▶ [What you have to do]: Copy exactly the lines from the start of the material through the line with "capsize=24, capthick=1.6, zorder=1)". Pictures stay out of the copy.

▶ [Records for processing]:

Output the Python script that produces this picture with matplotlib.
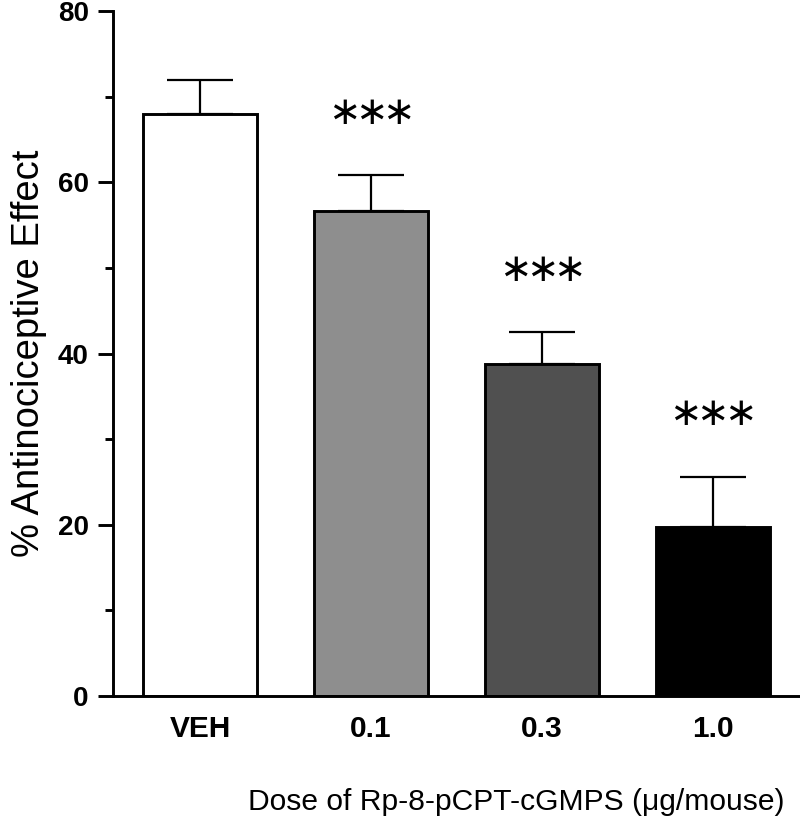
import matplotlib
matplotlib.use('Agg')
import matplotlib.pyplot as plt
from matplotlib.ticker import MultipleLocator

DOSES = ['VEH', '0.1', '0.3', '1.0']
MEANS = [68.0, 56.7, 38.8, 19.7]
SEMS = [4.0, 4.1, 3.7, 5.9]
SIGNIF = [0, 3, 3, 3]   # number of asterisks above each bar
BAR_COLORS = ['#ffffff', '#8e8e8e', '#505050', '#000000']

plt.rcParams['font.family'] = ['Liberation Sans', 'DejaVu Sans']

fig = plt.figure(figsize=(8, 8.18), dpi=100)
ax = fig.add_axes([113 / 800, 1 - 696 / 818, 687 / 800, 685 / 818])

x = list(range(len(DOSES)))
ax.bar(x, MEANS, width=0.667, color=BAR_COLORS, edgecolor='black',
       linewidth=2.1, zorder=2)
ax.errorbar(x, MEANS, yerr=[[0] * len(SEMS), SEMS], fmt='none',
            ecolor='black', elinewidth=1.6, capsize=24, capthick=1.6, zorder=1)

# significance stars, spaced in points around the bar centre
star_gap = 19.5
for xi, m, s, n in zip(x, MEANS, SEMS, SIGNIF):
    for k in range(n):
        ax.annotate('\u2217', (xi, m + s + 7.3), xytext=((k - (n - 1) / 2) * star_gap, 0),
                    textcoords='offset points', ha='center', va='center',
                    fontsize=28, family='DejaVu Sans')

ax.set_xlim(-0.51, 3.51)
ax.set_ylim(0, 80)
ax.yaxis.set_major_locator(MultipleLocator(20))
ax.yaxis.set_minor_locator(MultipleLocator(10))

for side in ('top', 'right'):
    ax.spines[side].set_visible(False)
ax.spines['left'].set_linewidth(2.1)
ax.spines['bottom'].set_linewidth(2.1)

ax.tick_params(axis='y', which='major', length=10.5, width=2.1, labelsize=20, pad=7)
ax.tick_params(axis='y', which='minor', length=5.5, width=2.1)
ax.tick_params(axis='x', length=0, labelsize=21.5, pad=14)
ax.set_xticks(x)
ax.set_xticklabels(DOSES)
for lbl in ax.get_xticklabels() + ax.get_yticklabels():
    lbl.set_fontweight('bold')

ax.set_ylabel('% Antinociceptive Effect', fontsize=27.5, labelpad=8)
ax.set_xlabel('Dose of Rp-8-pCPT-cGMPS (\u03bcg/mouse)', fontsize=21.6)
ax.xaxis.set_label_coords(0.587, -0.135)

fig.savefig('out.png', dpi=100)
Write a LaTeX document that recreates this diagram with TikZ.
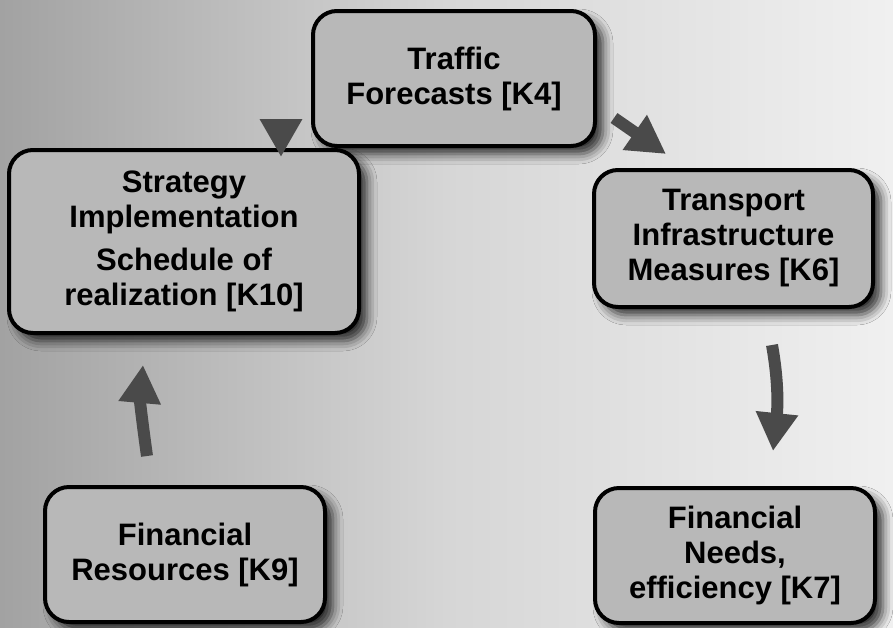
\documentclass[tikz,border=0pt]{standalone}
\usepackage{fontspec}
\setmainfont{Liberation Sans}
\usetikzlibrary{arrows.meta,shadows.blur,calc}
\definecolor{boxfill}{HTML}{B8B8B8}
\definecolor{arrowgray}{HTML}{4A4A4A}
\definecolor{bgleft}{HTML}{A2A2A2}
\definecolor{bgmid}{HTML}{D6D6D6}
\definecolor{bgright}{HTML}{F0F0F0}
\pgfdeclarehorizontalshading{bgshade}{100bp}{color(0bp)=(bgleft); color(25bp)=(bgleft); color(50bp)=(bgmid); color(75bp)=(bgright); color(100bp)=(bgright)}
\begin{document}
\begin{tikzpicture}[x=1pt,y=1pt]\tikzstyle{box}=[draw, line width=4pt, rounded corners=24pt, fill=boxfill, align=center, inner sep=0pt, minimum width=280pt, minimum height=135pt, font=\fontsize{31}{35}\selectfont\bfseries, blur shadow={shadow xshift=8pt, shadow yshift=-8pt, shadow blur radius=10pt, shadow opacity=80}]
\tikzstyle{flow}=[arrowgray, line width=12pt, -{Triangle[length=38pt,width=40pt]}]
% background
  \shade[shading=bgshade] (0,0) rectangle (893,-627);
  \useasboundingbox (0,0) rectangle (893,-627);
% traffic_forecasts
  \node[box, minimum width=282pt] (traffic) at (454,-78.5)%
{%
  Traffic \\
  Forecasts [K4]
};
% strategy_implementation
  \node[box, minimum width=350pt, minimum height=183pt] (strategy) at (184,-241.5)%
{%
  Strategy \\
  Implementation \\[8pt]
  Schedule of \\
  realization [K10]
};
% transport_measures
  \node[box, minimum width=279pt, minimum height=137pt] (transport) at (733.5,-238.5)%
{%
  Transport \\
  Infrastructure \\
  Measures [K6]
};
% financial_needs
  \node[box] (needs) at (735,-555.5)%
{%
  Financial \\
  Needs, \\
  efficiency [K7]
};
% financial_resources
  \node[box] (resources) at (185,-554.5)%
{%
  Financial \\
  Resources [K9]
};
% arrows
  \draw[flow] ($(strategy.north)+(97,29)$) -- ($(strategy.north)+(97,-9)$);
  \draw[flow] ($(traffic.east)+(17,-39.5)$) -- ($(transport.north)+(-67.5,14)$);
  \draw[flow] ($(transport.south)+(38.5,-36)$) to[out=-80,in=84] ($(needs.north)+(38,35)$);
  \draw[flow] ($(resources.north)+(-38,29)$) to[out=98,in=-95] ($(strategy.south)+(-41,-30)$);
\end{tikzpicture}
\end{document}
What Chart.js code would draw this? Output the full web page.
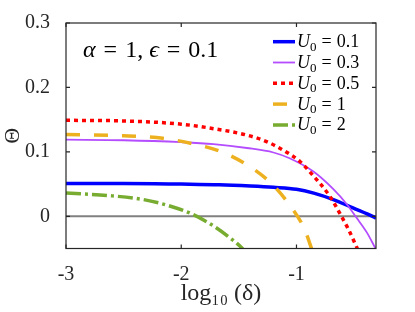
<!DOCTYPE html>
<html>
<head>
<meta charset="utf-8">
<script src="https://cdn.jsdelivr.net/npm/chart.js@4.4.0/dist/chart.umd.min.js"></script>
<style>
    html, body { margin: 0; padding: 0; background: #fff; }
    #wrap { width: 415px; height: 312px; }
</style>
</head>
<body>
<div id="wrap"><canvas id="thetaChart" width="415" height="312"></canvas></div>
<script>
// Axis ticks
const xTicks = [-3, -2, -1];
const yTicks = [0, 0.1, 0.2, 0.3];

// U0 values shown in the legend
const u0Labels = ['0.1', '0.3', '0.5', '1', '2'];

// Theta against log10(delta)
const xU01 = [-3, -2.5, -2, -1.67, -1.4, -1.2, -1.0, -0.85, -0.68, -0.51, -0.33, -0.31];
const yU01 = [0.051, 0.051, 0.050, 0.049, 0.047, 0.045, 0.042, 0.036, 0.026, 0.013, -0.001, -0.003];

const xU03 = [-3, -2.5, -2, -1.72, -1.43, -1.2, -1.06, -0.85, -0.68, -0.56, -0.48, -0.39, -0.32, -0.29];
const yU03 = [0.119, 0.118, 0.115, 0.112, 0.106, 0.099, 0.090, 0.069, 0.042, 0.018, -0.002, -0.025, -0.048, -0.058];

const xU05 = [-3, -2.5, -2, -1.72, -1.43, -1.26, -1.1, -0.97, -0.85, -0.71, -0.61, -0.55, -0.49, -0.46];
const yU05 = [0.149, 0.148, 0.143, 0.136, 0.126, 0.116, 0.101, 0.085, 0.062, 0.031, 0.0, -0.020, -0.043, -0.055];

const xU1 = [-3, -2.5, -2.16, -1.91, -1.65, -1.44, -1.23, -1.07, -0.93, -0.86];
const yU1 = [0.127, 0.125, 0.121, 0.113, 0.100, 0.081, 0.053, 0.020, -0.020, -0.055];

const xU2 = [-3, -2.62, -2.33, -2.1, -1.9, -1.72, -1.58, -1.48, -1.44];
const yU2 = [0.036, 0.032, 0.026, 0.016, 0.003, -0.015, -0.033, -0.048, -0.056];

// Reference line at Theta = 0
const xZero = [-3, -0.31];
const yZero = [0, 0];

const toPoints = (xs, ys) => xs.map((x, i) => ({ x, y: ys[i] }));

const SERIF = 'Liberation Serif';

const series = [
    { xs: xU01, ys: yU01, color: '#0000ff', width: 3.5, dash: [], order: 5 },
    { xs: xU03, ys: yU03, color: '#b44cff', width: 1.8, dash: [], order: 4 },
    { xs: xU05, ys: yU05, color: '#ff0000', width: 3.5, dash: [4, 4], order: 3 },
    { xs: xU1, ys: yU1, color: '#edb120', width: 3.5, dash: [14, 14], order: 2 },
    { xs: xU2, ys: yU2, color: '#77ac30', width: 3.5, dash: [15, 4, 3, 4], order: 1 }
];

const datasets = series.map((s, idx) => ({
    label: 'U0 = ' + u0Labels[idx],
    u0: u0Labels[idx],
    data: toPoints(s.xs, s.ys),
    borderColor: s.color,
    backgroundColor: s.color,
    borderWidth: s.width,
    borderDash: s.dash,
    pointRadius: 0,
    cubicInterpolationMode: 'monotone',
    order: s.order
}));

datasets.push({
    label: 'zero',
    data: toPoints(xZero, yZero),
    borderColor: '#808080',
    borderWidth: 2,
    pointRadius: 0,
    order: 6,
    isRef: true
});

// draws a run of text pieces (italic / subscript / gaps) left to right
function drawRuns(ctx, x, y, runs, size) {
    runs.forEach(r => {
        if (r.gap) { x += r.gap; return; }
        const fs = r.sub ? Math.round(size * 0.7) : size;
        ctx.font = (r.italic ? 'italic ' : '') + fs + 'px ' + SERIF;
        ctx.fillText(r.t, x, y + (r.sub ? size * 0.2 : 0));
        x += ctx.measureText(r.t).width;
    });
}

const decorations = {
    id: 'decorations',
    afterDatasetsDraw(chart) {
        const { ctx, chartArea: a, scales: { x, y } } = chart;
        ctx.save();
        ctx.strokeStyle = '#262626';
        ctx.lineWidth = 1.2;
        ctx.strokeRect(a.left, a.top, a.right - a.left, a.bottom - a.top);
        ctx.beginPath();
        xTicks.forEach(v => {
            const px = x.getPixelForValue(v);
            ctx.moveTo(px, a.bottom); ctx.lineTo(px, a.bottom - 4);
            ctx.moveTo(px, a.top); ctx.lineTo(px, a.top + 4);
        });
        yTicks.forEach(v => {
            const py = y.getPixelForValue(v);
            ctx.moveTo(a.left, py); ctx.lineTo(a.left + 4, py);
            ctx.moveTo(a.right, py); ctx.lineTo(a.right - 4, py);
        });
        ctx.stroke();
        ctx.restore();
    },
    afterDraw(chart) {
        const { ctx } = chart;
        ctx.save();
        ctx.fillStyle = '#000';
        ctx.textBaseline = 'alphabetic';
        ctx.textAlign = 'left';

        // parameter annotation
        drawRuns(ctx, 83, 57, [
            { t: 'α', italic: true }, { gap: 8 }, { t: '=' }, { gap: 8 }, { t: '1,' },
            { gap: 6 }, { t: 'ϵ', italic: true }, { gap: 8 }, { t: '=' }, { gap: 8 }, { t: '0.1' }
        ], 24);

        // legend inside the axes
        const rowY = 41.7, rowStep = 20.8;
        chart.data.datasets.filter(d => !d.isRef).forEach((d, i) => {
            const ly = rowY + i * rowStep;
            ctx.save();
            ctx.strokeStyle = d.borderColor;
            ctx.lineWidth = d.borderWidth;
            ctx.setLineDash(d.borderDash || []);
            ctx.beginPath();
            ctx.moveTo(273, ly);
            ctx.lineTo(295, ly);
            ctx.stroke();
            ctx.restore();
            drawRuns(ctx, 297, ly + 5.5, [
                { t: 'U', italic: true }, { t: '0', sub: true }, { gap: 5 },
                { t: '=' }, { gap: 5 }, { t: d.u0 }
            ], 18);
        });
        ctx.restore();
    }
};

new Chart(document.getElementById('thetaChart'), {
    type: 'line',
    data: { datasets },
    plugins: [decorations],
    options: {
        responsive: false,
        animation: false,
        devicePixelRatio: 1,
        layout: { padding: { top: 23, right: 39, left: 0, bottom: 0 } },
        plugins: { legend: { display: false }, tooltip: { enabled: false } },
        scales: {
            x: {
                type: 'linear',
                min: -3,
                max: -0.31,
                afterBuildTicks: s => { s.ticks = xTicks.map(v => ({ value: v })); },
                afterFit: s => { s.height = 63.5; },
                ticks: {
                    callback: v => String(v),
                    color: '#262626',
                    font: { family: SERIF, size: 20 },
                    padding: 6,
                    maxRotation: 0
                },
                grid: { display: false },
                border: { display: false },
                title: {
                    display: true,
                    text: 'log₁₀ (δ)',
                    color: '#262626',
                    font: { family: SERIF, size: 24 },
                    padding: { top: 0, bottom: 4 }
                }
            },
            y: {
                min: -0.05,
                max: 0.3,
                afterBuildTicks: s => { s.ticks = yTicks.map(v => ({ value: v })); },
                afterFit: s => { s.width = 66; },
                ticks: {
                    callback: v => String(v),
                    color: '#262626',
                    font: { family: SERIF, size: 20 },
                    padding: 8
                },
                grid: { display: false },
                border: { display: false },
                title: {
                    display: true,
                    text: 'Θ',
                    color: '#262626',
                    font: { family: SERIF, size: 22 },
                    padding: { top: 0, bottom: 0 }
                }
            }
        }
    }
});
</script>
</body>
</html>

▶ [Task answer]:
Output the Python script that produces this picture with matplotlib.
import matplotlib
matplotlib.use('Agg')
import matplotlib.pyplot as plt
from matplotlib.ticker import MultipleLocator

DOSES = ['VEH', '0.1', '0.3', '1.0']
MEANS = [68.0, 56.7, 38.8, 19.7]
SEMS = [4.0, 4.1, 3.7, 5.9]
SIGNIF = [0, 3, 3, 3]   # number of asterisks above each bar
BAR_COLORS = ['#ffffff', '#8e8e8e', '#505050', '#000000']

plt.rcParams['font.family'] = ['Liberation Sans', 'DejaVu Sans']

fig = plt.figure(figsize=(8, 8.18), dpi=100)
ax = fig.add_axes([113 / 800, 1 - 696 / 818, 687 / 800, 685 / 818])

x = list(range(len(DOSES)))
ax.bar(x, MEANS, width=0.667, color=BAR_COLORS, edgecolor='black',
       linewidth=2.1, zorder=2)
ax.errorbar(x, MEANS, yerr=[[0] * len(SEMS), SEMS], fmt='none',
            ecolor='black', elinewidth=1.6, capsize=24, capthick=1.6, zorder=1)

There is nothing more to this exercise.